In each city, long-term, innovative public-private-people partnerships among the city, communities, businesses, and research, called IN-HUBS, were established. The IN-HUBS facilitated discussion of ideas, needs, and solutions for specific topics and promoted long-term change planning grounded in social innovations and new ways of working.

Transversal partners reinforced the work in each city through activities such as developing an inclusive Business Incubation Programme involving 223 entrepreneurs and 122 mentors to help ideas become real services and partnerships. Moreover, the project embedded gender, equity, diversity and inclusion into the work through a “gender landscape” and social experiments, engaging 470 participants on barriers to cooperation and 8,100 on motivations to invest in mental health. In parallel, it conducted a common impact assessment (baseline, ongoing, and ex post) using surveys and qualitative evidence to document changes linked to the solutions and support comparability across cities, with more than 300 participants per city in each of the two surveys. Results were exploited and shared through practical guidelines and toolkits, open digital resources, policymaker breakfasts and other policy dialogues, and a strong visual communication legacy (including short videos and infographics, 50+ videos overall, and +1,600 new followers in the final phase). Well over 50.000 people where involved in the project actions.
IN-HABIT developed and tested a common conceptual and analytical framework to redesign and transform public spaces to increase IHW, and applied it to four different cases, providing methodological replication guidelines for the inclusive transformation of vulnerable neighbourhoods, the creation of multi-functional markets, the development of hum-animal cities, and inclusive public space interventions using art and nature and a catalogue with +50 VIS. Guidelines and catalogue have been widely shared in our replication cities, as well as with national and regional policymakers and city networks across Europe and Latin America, establishing our four cities as international ambassadors for improving IHW. 36 cities show interest in replicating our methods and outcomes.

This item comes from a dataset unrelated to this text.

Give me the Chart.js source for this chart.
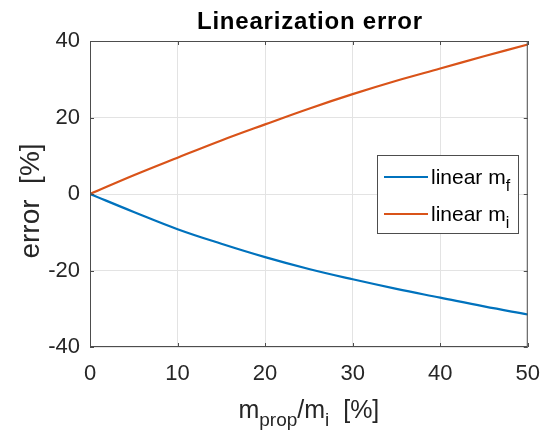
<!DOCTYPE html>
<html>
<head>
<meta charset="utf-8">
<script src="https://cdn.jsdelivr.net/npm/chart.js"></script>
<style>
  html, body { margin: 0; padding: 0; background: #fff; }
  #wrap { width: 554px; height: 433px; }
</style>
</head>
<body>
<div id="wrap"><canvas id="myChart" width="554" height="433"></canvas></div>
<script>
// values
const massRatio = [0, 5, 10, 15, 20, 25, 30, 35, 40, 45, 50];
const errLinearMf = [0, -4.7, -9.2, -13.0, -16.5, -19.6, -22.3, -24.8, -27.1, -29.4, -31.5];
const errLinearMi = [0, 4.9, 9.5, 14.0, 18.2, 22.3, 26.1, 29.6, 32.8, 36.0, 39.1];
const seriesNames = ['linear m', 'linear m'];
const seriesSubs = ['f', 'i'];
const seriesColors = ['#0072BD', '#D95319'];
const titleText = 'Linearization error';

const FONT = '"Liberation Sans", Arial, Helvetica, sans-serif';
const INK = '#262626';

// draws text pieces, some of them as subscripts
function drawParts(ctx, parts, x, y, size, align) {
    const subSize = Math.round(size * 0.75);
    let w = 0;
    parts.forEach(p => {
        ctx.font = (p.sub ? subSize : size) + 'px ' + FONT;
        p.w = ctx.measureText(p.t).width;
        w += p.w;
    });
    let cx = align === 'center' ? x - w / 2 : x;
    ctx.textAlign = 'left';
    ctx.textBaseline = 'alphabetic';
    parts.forEach(p => {
        ctx.font = (p.sub ? subSize : size) + 'px ' + FONT;
        ctx.fillText(p.t, cx, p.sub ? y + size * 0.33 : y);
        cx += p.w;
    });
}

const decor = {
    id: 'decor',
    afterDraw(chart) {
        const ctx = chart.ctx;
        const a = chart.chartArea;
        const xs = chart.scales.x, ys = chart.scales.y;
        ctx.save();
        // box + inner ticks
        ctx.strokeStyle = '#4d4d4d';
        ctx.lineWidth = 1;
        ctx.strokeRect(a.left + 0.5, a.top + 0.5, a.right - a.left - 1, a.bottom - a.top - 1);
        ctx.beginPath();
        xs.ticks.forEach(t => {
            const px = Math.round(xs.getPixelForValue(t.value)) + 0.5;
            ctx.moveTo(px, a.bottom); ctx.lineTo(px, a.bottom - 4);
            ctx.moveTo(px, a.top); ctx.lineTo(px, a.top + 4);
        });
        ys.ticks.forEach(t => {
            const py = Math.round(ys.getPixelForValue(t.value)) + 0.5;
            ctx.moveTo(a.left, py); ctx.lineTo(a.left + 4, py);
            ctx.moveTo(a.right, py); ctx.lineTo(a.right - 4, py);
        });
        ctx.stroke();

        // title
        ctx.fillStyle = '#000';
        ctx.font = 'bold 24px ' + FONT;
        ctx.letterSpacing = '0.8px';
        ctx.textAlign = 'center';
        ctx.textBaseline = 'alphabetic';
        ctx.fillText(titleText, (a.left + a.right) / 2 + 1, 29);
        ctx.letterSpacing = '0px';

        // axis labels
        ctx.fillStyle = INK;
        drawParts(ctx, [{t: 'm'}, {t: 'prop', sub: true}, {t: '/m'}, {t: 'i', sub: true}, {t: '  [%]'}],
            (a.left + a.right) / 2, 418, 25, 'center');
        ctx.save();
        ctx.translate(39, 201);
        ctx.rotate(-Math.PI / 2);
        drawParts(ctx, [{t: 'error  [%]'}], 0, 0, 28, 'center');
        ctx.restore();

        // legend
        const lx = 377, ly = 155, lw = 141, lh = 78;
        ctx.fillStyle = '#fff';
        ctx.fillRect(lx, ly, lw, lh);
        ctx.strokeStyle = '#4d4d4d';
        ctx.lineWidth = 1;
        ctx.strokeRect(lx + 0.5, ly + 0.5, lw, lh);
        seriesNames.forEach((name, i) => {
            const cy = ly + 22 + i * 37;
            ctx.strokeStyle = seriesColors[i];
            ctx.lineWidth = 2;
            ctx.beginPath();
            ctx.moveTo(384, cy); ctx.lineTo(428, cy);
            ctx.stroke();
            ctx.fillStyle = '#000';
            drawParts(ctx, [{t: name}, {t: seriesSubs[i], sub: true}], 431, cy + 7, 21, 'left');
        });
        ctx.restore();
    }
};

const ctx = document.getElementById('myChart');
new Chart(ctx, {
    type: 'line',
    data: {
        datasets: [{
            label: seriesNames[0] + seriesSubs[0],
            data: massRatio.map((x, i) => ({x: x, y: errLinearMf[i]})),
            borderColor: seriesColors[0],
            borderWidth: 2.2,
            pointRadius: 0,
            tension: 0.4
        }, {
            label: seriesNames[1] + seriesSubs[1],
            data: massRatio.map((x, i) => ({x: x, y: errLinearMi[i]})),
            borderColor: seriesColors[1],
            borderWidth: 2.2,
            pointRadius: 0,
            tension: 0.4
        }]
    },
    options: {
        responsive: false,
        animation: false,
        layout: { padding: { top: 41, right: 22, left: 0, bottom: 0 } },
        plugins: { legend: { display: false }, title: { display: false }, tooltip: { enabled: false } },
        scales: {
            x: {
                type: 'linear',
                min: 0, max: 50,
                ticks: { stepSize: 10, color: INK, font: { size: 22, family: FONT }, padding: 14, maxRotation: 0 },
                grid: { color: '#e3e3e3', drawTicks: false },
                border: { display: false },
                afterFit(s) { s.height = 86; }
            },
            y: {
                min: -40, max: 40,
                ticks: { stepSize: 20, color: INK, font: { size: 22, family: FONT }, padding: 10 },
                grid: { color: '#e3e3e3', drawTicks: false },
                border: { display: false },
                afterFit(s) { s.width = 90; }
            }
        }
    },
    plugins: [decor]
});
</script>
</body>
</html>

The IN-HABIT Impact Assessment Framework assesses IHW across five dimensions: social, environmental, economic, subjective well-being, and healthy lifestyles. Each city employed common and adapted indicators, as well as common and innovative measurement methods, to monitor the impact of the VIS. The results indicate improvements across various indicators, though more time is needed to assess the long-term impact.

By introducing innovative governance models, our Participatory Action Research approach: a step-by-step method where residents and city partners co-design, co-deliver, co-manage and co-assess solutions (CO-CO-CO-CO methodology) has been tested within the cities’ IN-HUBs. Behavioural games and mindset methodologies complemented this approach.

We have advanced the theoretical concepts of Social NBS and Animal NBS, delivering outcomes, measuring impact, and providing scientific evidence that fills existing gaps in both the scientific and practical guidance.

IN-HABIT FIWARE-powered open platform offers an innovative method for measuring environmental parameters using citizen science, which has attracted the interest of other cities for replication.

The project has enhanced IHW for vulnerable groups (marginalised citizens, migrants, elders, homeless, vulnerable women, people with Down syndrome) but also involved citizens and increased societal dialogue and bonds, offering open opportunities such as training and empowerment, fighting stigma, raising their voices, and co-creating inclusive public spaces that ensure ‘the right to the city’ for all.